Chris Vaughan, Ph.D.
Chris Vaughan, Ph.D., is chief strategy officer at Sequence Consulting in Chicago.
It’s no secret that member retention is critical. How to achieve it is another story. A membership expert unlocks three clear and evidence-based paths to reaching successful and effective member retention.
Everyone knows retention is crucial to a healthy membership. You can never increase your membership if you lose more members than you bring in. What is far less obvious are the factors that drive retention. Of the 1,000 things that could affect retention, which ones matter? Recent research [PDF] by Sequence Consulting into the best practices of leading membership organizations across industries point to three key areas that make the most difference.
The first renewal is worth more than all the others. A lot more. Why? Sequence Consulting research shows [PDF] that each time a member renews, they are even more likely to renew the next time. On average, a new member is 50 percent likely to renew. They will be 80 percent likely to renew the following year, and even more likely to renew after that. And the more times a member renews, the less it costs to keep them.
In other words, the first renewal buys you more than just another year of dues—it alters the membership trajectory for years to come. Investment in retaining new members is the best membership investment you can make. However, this does not mean you should invest in new members at the expense of all others. What it does mean is that if you invest in your new members, you won’t need to invest as much in the others.
Research done in 2018 also shows that you have a new member’s attention for 90 days. Their peak interest is in the first weeks after they join when they are excited about the new experience. That interest wanes over the first few months and then drops off quickly. Membership makes a promise. You have 90 days to keep that promise before you lose your chance.
Investment in retaining new members is the best membership investment you can make.
How do you keep your promise? By engaging them in value. Explaining is not the same as engaging. Onboarding is crucial, but the goal should not be to just inform. It should be to incite action. Members get value by proactively doing something with you. That means a class, an event, consuming great content, and more. Members who do not engage with you early on are unlikely to do so at renewal time.

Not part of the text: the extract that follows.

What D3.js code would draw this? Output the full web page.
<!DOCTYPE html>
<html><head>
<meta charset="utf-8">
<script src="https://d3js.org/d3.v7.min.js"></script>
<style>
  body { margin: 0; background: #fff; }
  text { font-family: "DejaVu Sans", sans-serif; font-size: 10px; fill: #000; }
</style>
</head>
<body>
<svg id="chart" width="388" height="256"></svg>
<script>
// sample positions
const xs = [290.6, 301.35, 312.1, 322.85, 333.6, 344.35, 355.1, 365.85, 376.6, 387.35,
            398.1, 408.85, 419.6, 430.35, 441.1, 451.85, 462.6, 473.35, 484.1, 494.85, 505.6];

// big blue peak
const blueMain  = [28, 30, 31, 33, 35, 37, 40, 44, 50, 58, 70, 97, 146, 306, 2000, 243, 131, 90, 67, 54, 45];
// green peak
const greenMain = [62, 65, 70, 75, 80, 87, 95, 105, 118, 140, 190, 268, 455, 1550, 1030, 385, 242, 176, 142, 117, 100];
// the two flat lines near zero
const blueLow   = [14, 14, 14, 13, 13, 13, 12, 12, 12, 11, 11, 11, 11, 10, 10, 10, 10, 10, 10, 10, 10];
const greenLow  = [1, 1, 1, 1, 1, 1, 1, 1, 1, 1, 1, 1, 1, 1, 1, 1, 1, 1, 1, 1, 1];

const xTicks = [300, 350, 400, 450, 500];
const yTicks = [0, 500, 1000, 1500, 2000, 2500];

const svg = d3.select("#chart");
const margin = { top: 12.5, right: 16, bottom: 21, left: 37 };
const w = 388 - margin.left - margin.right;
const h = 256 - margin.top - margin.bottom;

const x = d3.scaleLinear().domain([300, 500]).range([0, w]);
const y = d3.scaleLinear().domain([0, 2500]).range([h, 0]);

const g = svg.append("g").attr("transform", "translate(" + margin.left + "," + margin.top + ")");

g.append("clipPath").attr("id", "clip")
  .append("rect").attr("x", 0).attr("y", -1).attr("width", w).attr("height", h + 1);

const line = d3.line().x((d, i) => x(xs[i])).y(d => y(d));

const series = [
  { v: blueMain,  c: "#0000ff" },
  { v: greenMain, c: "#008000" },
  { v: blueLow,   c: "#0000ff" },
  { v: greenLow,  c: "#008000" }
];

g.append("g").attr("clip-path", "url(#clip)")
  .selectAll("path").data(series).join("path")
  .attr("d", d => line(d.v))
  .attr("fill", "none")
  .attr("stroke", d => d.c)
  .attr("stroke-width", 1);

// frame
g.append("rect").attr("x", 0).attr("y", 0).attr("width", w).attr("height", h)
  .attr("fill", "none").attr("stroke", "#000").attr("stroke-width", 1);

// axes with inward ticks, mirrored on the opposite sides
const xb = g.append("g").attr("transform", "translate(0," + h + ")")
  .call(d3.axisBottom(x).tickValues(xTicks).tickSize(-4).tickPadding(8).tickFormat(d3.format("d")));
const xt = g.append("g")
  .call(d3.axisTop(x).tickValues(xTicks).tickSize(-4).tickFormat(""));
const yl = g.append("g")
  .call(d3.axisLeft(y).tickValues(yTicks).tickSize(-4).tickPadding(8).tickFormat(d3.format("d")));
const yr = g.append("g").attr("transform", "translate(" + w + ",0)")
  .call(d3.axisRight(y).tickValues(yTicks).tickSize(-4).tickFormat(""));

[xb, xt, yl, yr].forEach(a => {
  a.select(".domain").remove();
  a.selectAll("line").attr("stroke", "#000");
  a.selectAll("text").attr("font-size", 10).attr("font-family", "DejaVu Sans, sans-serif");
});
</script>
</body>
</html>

While everything your organization does matters, not everything matters for renewal. Another insight from the research is that any engagement is good, but some engagement efforts excel at keeping members. How do you know which is which? Your data should tell you.
Look at the activities you track and see which correlate with renewal. You will likely find that a small number of offerings explain a sizable portion of your retention. These are the engagements you want to promote and track as leading indicators of retention.

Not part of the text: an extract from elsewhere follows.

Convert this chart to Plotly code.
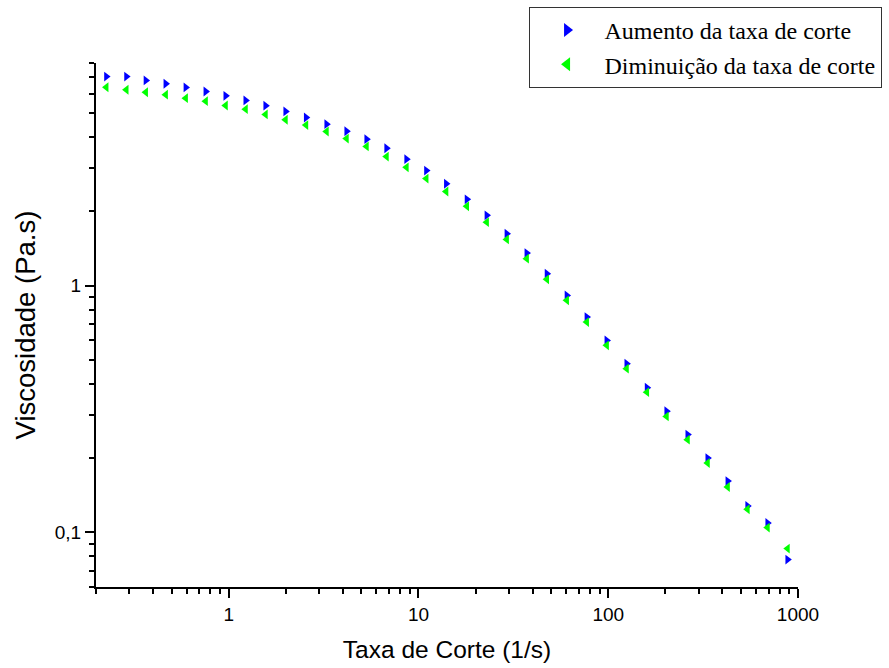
import plotly.graph_objects as go

# Shear rate (1/s)
taxa = [0.2266, 0.289, 0.366, 0.466, 0.594, 0.757, 0.964, 1.229, 1.565, 1.995,
        2.557, 3.28, 4.18, 5.33, 6.79, 8.65, 11.0, 14.0, 18.0, 22.9,
        29.2, 37.2, 47.5, 60.5, 77.1, 98.2, 125, 160, 203, 262,
        334, 426, 542, 691, 881]

# Viscosity (Pa.s) - increasing shear rate
aumento = [7.05, 7.05, 6.80, 6.59, 6.37, 6.13, 5.89, 5.64, 5.37, 5.09,
           4.81, 4.52, 4.23, 3.93, 3.61, 3.26, 2.93, 2.59, 2.24, 1.93,
           1.625, 1.356, 1.118, 0.913, 0.746, 0.600, 0.483, 0.386, 0.310, 0.249,
           0.200, 0.1614, 0.1278, 0.1091, 0.0775]

# Viscosity (Pa.s) - decreasing shear rate
diminuicao = [6.38, 6.23, 6.09, 5.95, 5.76, 5.60, 5.38, 5.20, 4.95, 4.71,
              4.48, 4.22, 3.95, 3.67, 3.34, 3.02, 2.72, 2.41, 2.10, 1.81,
              1.541, 1.287, 1.061, 0.872, 0.712, 0.573, 0.461, 0.370, 0.295, 0.2375,
              0.191, 0.1527, 0.1240, 0.1045, 0.0859]

x_tickvals = [1, 10, 100, 1000]
x_ticktext = ["1", "10", "100", "1000"]
y_tickvals = [0.1, 1]
y_ticktext = ["0,1", "1"]

x_minor = [m * 10 ** e for e in range(-1, 3) for m in range(2, 10)]
y_minor = [m * 10 ** e for e in range(-2, 1) for m in range(2, 10)]

fig = go.Figure()
fig.add_trace(go.Scatter(
    x=taxa, y=aumento, mode="markers", name="Aumento da taxa de corte",
    marker=dict(symbol="triangle-right", size=8.5, color="#0000FF", line=dict(width=0)),
))
fig.add_trace(go.Scatter(
    x=taxa, y=diminuicao, mode="markers", name="Diminuição da taxa de corte",
    marker=dict(symbol="triangle-left", size=8.5, color="#00FF00", line=dict(width=0)),
))

axis_font = dict(family="Liberation Sans, Arial", size=19, color="black")

fig.update_layout(
    width=889, height=668,
    margin=dict(l=96, r=90.5, t=62.5, b=81.3, autoexpand=False),
    paper_bgcolor="white", plot_bgcolor="white",
    showlegend=True,
    legend=dict(
        x=1.119, y=1.107, xanchor="right", yanchor="top",
        bgcolor="white", bordercolor="#333333", borderwidth=1,
        font=dict(family="Liberation Serif, Times New Roman", size=24, color="black"),
        itemsizing="constant", itemwidth=65, tracegroupgap=0,
    ),
    xaxis=dict(
        type="log", range=[-0.699, 3.0],
        showline=True, linecolor="black", linewidth=2,
        showgrid=False, zeroline=False,
        ticks="outside", ticklen=9, tickwidth=2, tickcolor="black",
        tickmode="array", tickvals=x_tickvals, ticktext=x_ticktext,
        tickfont=axis_font,
        minor=dict(ticks="outside", ticklen=5, tickwidth=2, tickcolor="black",
                   tickmode="array", tickvals=x_minor, showgrid=False),
        title=dict(text="Taxa de Corte (1/s)", font=dict(family="Liberation Sans, Arial", size=24.5, color="black"), standoff=17),
    ),
    yaxis=dict(
        type="log", range=[-1.2218, 0.9031],
        showline=True, linecolor="black", linewidth=2,
        showgrid=False, zeroline=False,
        ticks="outside", ticklen=9, tickwidth=2, tickcolor="black",
        tickmode="array", tickvals=y_tickvals, ticktext=y_ticktext,
        tickfont=axis_font,
        minor=dict(ticks="outside", ticklen=5, tickwidth=2, tickcolor="black",
                   tickmode="array", tickvals=y_minor, showgrid=False),
        title=dict(text="Viscosidade (Pa.s)", font=dict(family="Liberation Sans, Arial", size=27.5, color="black"), standoff=11),
    ),
)

fig.write_html("out.html")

In most cases, recurring engagements will be the “stickiest” of all: subscriptions, recertifications, and annual plans. Offerings like this deliver continuous value for as long as the member renews. It is also true that member-to-member experiences, especially those that repeat like most meetings, are also powerful drivers for renewal. Other people are one of the best reasons to belong to as association and keep belonging.

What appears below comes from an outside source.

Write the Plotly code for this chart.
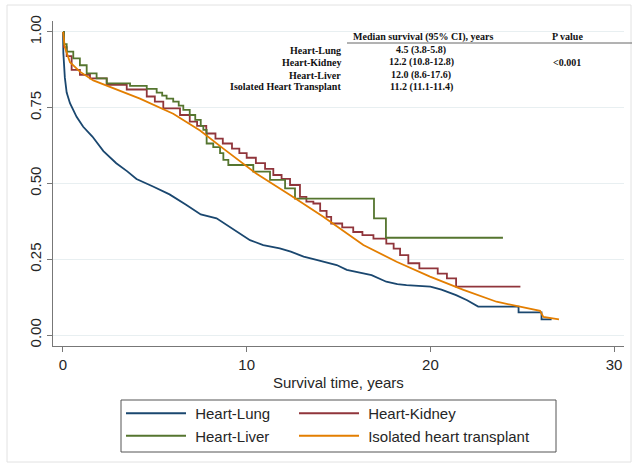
import plotly.graph_objects as go

# ---------------- data ----------------
lung_t = [0, 0.02, 0.1, 0.2, 0.38, 0.74, 1.1, 1.6, 2.2, 2.9, 3.5, 4.0, 4.9, 5.8, 6.7, 7.5,
          8.36, 9.09, 10.18, 10.9, 11.8, 12.4, 13.1, 13.8, 14.9, 15.45, 16.3, 16.8, 17.6,
          18.2, 18.7, 20.0, 20.6, 21.4, 22.0, 22.6, 24.8, 24.8, 26.05, 26.05, 26.6]
lung_s = [1.0, 0.93, 0.85, 0.80, 0.765, 0.72, 0.687, 0.655, 0.607, 0.567, 0.54, 0.515, 0.49,
          0.464, 0.43, 0.398, 0.385, 0.357, 0.313, 0.297, 0.286, 0.275, 0.259, 0.248, 0.231,
          0.215, 0.205, 0.198, 0.176, 0.168, 0.165, 0.16, 0.15, 0.132, 0.115, 0.094, 0.094,
          0.075, 0.075, 0.052, 0.052]

kidney_t = [0, 0.05, 0.2, 0.47, 0.92, 1.47, 2.38, 3.47, 4.56, 5.0, 5.46, 6.37, 6.9, 7.3, 7.8,
            8.3, 8.7, 9.2, 9.6, 10.0, 10.5, 11.0, 11.45, 11.9, 12.36, 12.9, 13.25, 13.63,
            14.0, 14.35, 14.6, 15.2, 15.8, 16.3, 16.9, 17.6, 18.0, 18.35, 18.8, 19.4, 20.4,
            20.9, 21.4, 24.9]
kidney_s = [1.0, 0.95, 0.92, 0.875, 0.858, 0.847, 0.825, 0.81, 0.787, 0.77, 0.748, 0.726,
            0.704, 0.69, 0.665, 0.648, 0.632, 0.615, 0.60, 0.585, 0.567, 0.548, 0.528, 0.515,
            0.495, 0.456, 0.44, 0.434, 0.41, 0.39, 0.368, 0.355, 0.34, 0.33, 0.318, 0.302,
            0.285, 0.264, 0.237, 0.22, 0.203, 0.187, 0.16, 0.16]

liver_t = [0, 0.05, 0.2, 0.56, 0.92, 1.29, 1.83, 2.38, 3.65, 4.56, 5.1, 5.4, 5.64, 6.0, 6.3,
           6.55, 6.9, 7.2, 7.5, 7.64, 7.82, 8.18, 8.55, 8.73, 9.0, 10.36, 11.27, 12.09, 12.63,
           16.93, 17.58, 23.95]
liver_s = [1.0, 0.96, 0.935, 0.913, 0.89, 0.863, 0.847, 0.83, 0.822, 0.812, 0.80, 0.79, 0.78,
           0.77, 0.757, 0.743, 0.726, 0.71, 0.69, 0.677, 0.632, 0.62, 0.60, 0.578, 0.561,
           0.539, 0.512, 0.484, 0.45, 0.385, 0.321, 0.321]

iso_t = [0, 0.1, 0.38, 0.92, 1.65, 2.38, 4.19, 6.0, 7.46, 8.73, 10.54, 12.36, 14.17, 16.35,
         18.16, 19.98, 21.8, 23.6, 24.7, 25.97, 26.15, 27.0]
iso_s = [1.0, 0.95, 0.90, 0.869, 0.84, 0.822, 0.78, 0.73, 0.675, 0.615, 0.532, 0.462, 0.39,
         0.297, 0.242, 0.193, 0.149, 0.11, 0.096, 0.08, 0.06, 0.052]

series_names = ["Heart-Lung", "Heart-Kidney", "Heart-Liver", "Isolated heart transplant"]
series_colors = ["#1a476f", "#90353b", "#55752f", "#e37e00"]
series_legend = ["legend", "legend2", "legend", "legend2"]

x_ticks = [0, 10, 20, 30]
y_ticks = [0, 0.25, 0.5, 0.75, 1.0]

table_rows = ["Heart-Lung", "Heart-Kidney", "Heart-Liver", "Isolated Heart Transplant"]
table_medians = ["4.5 (3.8-5.8)", "12.2 (10.8-12.8)", "12.0 (8.6-17.6)", "11.2 (11.1-11.4)"]
p_value = "<0.001"

# ---------------- figure ----------------
W, H = 632, 472
ML, MR, MT, MB = 53, 8, 21, 126
PW, PH = W - ML - MR, H - MT - MB


def px(xp):
    return (xp - ML) / PW


def py(yp):
    return (H - MB - yp) / PH


fig = go.Figure()
data = [(lung_t, lung_s, "linear"), (kidney_t, kidney_s, "hv"),
        (liver_t, liver_s, "hv"), (iso_t, iso_s, "linear")]
for (t, s, shape), name, col, lg in zip(data, series_names, series_colors, series_legend):
    fig.add_trace(go.Scatter(x=t, y=s, mode="lines", name="&nbsp;" + name, legend=lg,
                             line=dict(color=col, width=1.8, shape=shape)))

leg_common = dict(orientation="v", xanchor="left", yanchor="top", y=py(397),
                  borderwidth=0, itemwidth=60, font=dict(size=15),
                  bgcolor="rgba(0,0,0,0)", tracegroupgap=0)
fig.update_layout(
    width=W, height=H,
    margin=dict(l=ML, r=MR, t=MT, b=MB, autoexpand=False),
    plot_bgcolor="white", paper_bgcolor="white",
    font=dict(family="Liberation Sans, Arial, sans-serif", size=15, color="#262626"),
    showlegend=True,
    legend=dict(x=px(121), **leg_common),
    legend2=dict(x=px(294), **leg_common),
)
fig.update_xaxes(range=[-0.544, 30.54], tickvals=x_ticks, ticks="outside", ticklen=5,
                 tickcolor="#777", showline=True, linecolor="#777", linewidth=1,
                 showgrid=False, zeroline=False)
fig.update_yaxes(range=[-0.036, 1.036], tickvals=y_ticks, tickformat=".2f", tickangle=-90,
                 ticks="outside", ticklen=5, tickcolor="#777", showline=True,
                 linecolor="#777", linewidth=1, showgrid=True, gridcolor="#e8eff1",
                 gridwidth=1, zeroline=False)

annots = []
annots.append(dict(text="Survival time, years", x=px(338), y=py(382), xref="paper", yref="paper",
                   showarrow=False, font=dict(size=15), xanchor="center", yanchor="middle"))
serif = dict(family="Liberation Serif, Times New Roman, serif", size=10, color="#111")
annots.append(dict(text="<b>Median survival (95% CI), years</b>", x=px(423), y=py(37),
                   xref="paper", yref="paper", showarrow=False, font=serif,
                   xanchor="center", yanchor="middle"))
annots.append(dict(text="<b>P value</b>", x=px(567), y=py(37), xref="paper", yref="paper",
                   showarrow=False, font=serif, xanchor="center", yanchor="middle"))
row_y = [50, 62, 75, 87]
for lab, med, yy in zip(table_rows, table_medians, row_y):
    annots.append(dict(text="<b>%s</b>" % lab, x=px(343), y=py(yy), xref="paper", yref="paper",
                       showarrow=False, font=serif, xanchor="right", yanchor="middle"))
    annots.append(dict(text="<b>%s</b>" % med, x=px(421), y=py(yy), xref="paper", yref="paper",
                       showarrow=False, font=serif, xanchor="center", yanchor="middle"))
annots.append(dict(text="<b>%s</b>" % p_value.replace("<", "&lt;"), x=px(567), y=py(62),
                   xref="paper", yref="paper", showarrow=False, font=serif,
                   xanchor="center", yanchor="middle"))
fig.update_layout(annotations=annots)

shapes = [
    dict(type="line", xref="paper", yref="paper", x0=px(347), x1=px(632), y0=py(43), y1=py(43),
         line=dict(color="#666", width=1)),
    dict(type="rect", xref="paper", yref="paper", x0=px(7), x1=px(631), y0=py(5), y1=py(462),
         line=dict(color="#e2e2e2", width=1), layer="below"),
    dict(type="rect", xref="paper", yref="paper", x0=px(121), x1=px(556), y0=py(400), y1=py(452),
         line=dict(color="#555555", width=1), layer="below"),
]
fig.update_layout(shapes=shapes)

fig.write_html("out.html", config={"displayModeBar": False},
               post_script="document.body.style.margin='0px';"
                           "document.documentElement.style.overflow='hidden';")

Finally, digging a little deeper will show you that if one engagement is good, more than one is fantastic. Research suggests that members with three or more high-value engagements are often 100 percent likely to renew, suggesting that you should not stop trying after the first engagement. A cardinal rule of all marketing is that your best prospect is the customer who just bought from you.
It is only a slight exaggeration to say that by the time you send your renewal notices, it is already too late to make a difference. Most of the renewal decisions were determined in the first few months of membership. Of course, associations should always focus on delivering high member value, but research suggests that a concerted focus on new member engagement may be your best move for retention.